The Cryogenic Underground Observatory for Rare Events (CUORE) is a large-scale cryogenic experiment searching for neutrinoless double-beta decay ($0\nu \beta \beta$) in ${}^{130}\mathrm{Te}$. The CUORE detector is made of natural tellurium, providing the possibility of rare event searches on isotopes other than ${}^{130}\mathrm{Te}$. In this work we describe a search for neutrinoless positron-emitting electron capture (${\beta }^{+}\mathrm{EC}$) decay in ${}^{120}\mathrm{Te}$ with a total ${\mathrm{TeO}}_2$ exposure of 355.7 kg yr, corresponding to 0.2405 kg yr of ${}^{120}\mathrm{Te}$. Albeit $0\nu \beta \beta$ with two final-state electrons represents the most promising channel, the emission of a positron and two 511-keV $\gamma$'s make $0\nu {\beta }^{+}\mathrm{EC}$ decay signature extremely clear.
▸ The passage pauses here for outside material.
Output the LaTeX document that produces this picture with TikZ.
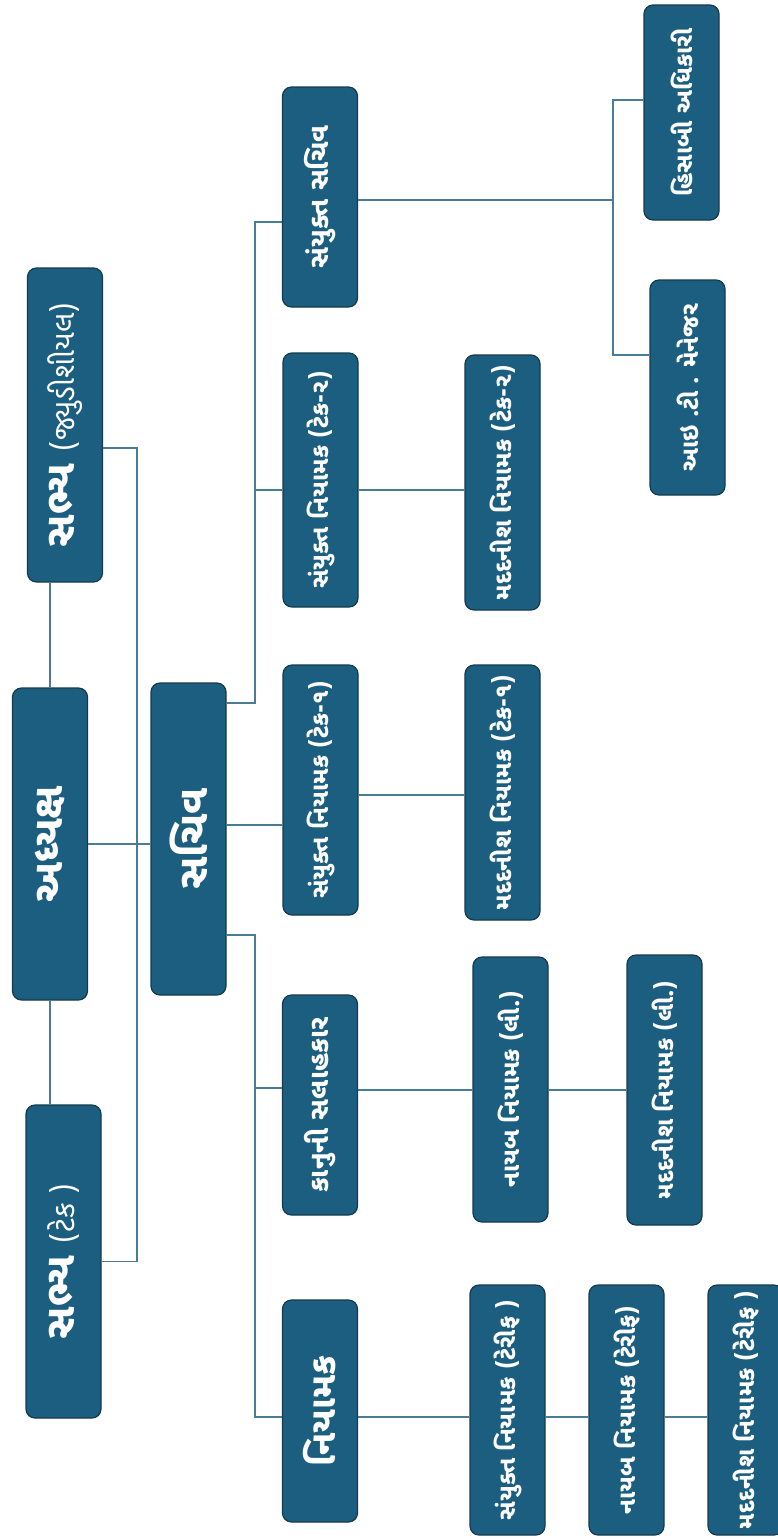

To fully exploit the potential offered by the detector modularity we include events with different topology and perform a simultaneous fit of five selected signal signatures. Using blinded data we extract a median exclusion sensitivity of $3.4\times {10}^{22}$ yr at 90% credibility interval (C.I.). After unblinding we find no evidence of $0\nu {\beta }^{+}\mathrm{EC}$ signal and set a 90% C.I. Bayesian lower limit of $2.9\times {10}^{22}$ yr on ${}^{120}\mathrm{Te}$ half-life. This result improves by an order of magnitude the existing limit from the combined analysis of CUORE-0 and Cuoricino.

• Received 25 March 2022
• Accepted 27 May 2022

DOI:https://doi.org/10.1103/PhysRevC.105.065504